『知的生活の方法』 渡辺昇一著, 講談社現代新書
かなり売れた本で、ご存じの方も多いかもしれません。
今でもうちの本棚に置いてあります。
せっかくなので本棚から取り出してきました。
いやぁ、懐かしい!
この本を手にとるのは何年ぶりだろう?
パラパラとめくってみると、
現在の自分の行動規範のもとになったと思われる文章が
いくつも目に飛び込んできてびっくりしました。
・身銭を切る(p.70)
本を買う意味について、渡辺氏は,
「骨董品の目利きになるには
実際にお金を出して買うことが大切だと言われるのと同じように
本の価値を知ることも、お金を出して買って読むことでわかってくる」
といいます。
余談ですが、「身銭を切る」を僕は結婚するまでずっと、
「シンセン切る」と読むと思っていました。
結婚してうちの嫁さんに得意げにこの話をしたら、
すぐさまダメ出しを食らいました。
・「時は金なり」というが、「金は時なり」でもある(p.110)
これは大学教授で学者兼作家でもある渡辺氏にとっては、
「資料となる本が手元にないことは致命的であり、
調べるために取り寄せたり、図書館に行くのは時間の浪費だ」
という観点からの言葉でした。
僕は、それだけでなく、バスで行かねばならないところを
タクシーに乗ることで時間の節約になるからという理由で、
タクシーに乗ることへの言い訳にも使っています。
そして、極めつけは、本を買い続けることの大切さです。
・「本を買い続けることは、知的生活者の頭脳にとっては、
カイコに桑を与えつづけることに匹敵する」(p.92)
ま、いまや、カイコも桑も見たことのない人の方が
圧倒的に多数になってしまって、いまいちピンとこないかもしれませんね。
この「本を買う・買い続ける」という行為についての記述の中に、
極貧だったギッシングという小説家が、
ある日、古本屋でハイネの古い詩集を見つける場面が紹介されています。
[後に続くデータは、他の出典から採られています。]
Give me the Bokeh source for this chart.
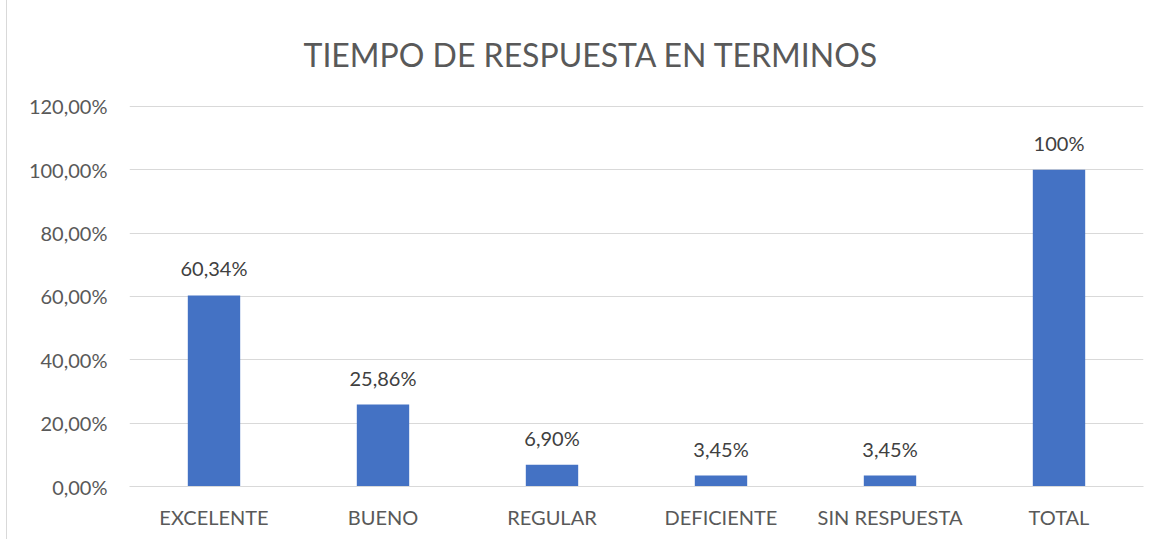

(p.78)
・その本の値段はたった6ペンスだったが、極貧の彼にとって、
6ペンスあればハムやソーセージを買うことができた。
しかし、彼は思い悩んだ結果、その本を買い、
安いワインとパンだけの夕食をとりながら、貪るように本を読んだ・・・
ここの所が、田舎から出てきた、若造に響いたんですね。
実にストイックな生活!
ある種のあこがれでした。
そこで、若造は真似をします。
スーパーだったか酒屋だったか忘れましたが、
どこかで安いロゼの辛口ワインとフランスパンを買ってきました。
(なぜかロゼの辛口ワインでした。
なぜそのワインにしたのかは全く覚えていませんが。)
そして、買ってきた本は、当然!
『知的生活』 P.G.ハマトン著 渡部昇一・下谷和幸訳,講談社
ハードカバーの420頁からなる、結構分厚い本です。
どうも、形から入るところは、この頃からだったんですね。
そして、結局形だけで終わるところも。
『知的生活の方法』は結構熟読しましたが、
このハマトンの『知的生活』は、
最初の数頁読んだところで眠たくなって、
ひょっとしたらワインで酔ったためでしょうか?
あとは読まれずに、今でも本棚の端の方にひっそりと鎮座されています。
いつかは読もう!と思っていたのですがね。
ところで、この話には後日談があります。
というか、今回この話をしようと、
『知的生活の方法』を久しぶりに本棚から取り出して読んでみました。
すると、先に書いた場面、
「ギッシングがハイネの詩集を買って貪るように読んだ」とするところですね。
もう一度読み返してみると、
なんと、夕食は、「安いワインとパン」ではなく、「バターとパンだけ」と
書いてあるではありませんか!
おかしいなぁ?
確かにワインとパンだったはずなんだがなぁ~
人間の記憶ってこんなにいい加減だとは思っていませんでした。
いつのまに、バターがワインになっちゃったんだろう?
まぁ、何はともあれ、
初めて飲んだワインはロゼの安いワインだったのではないかと思います。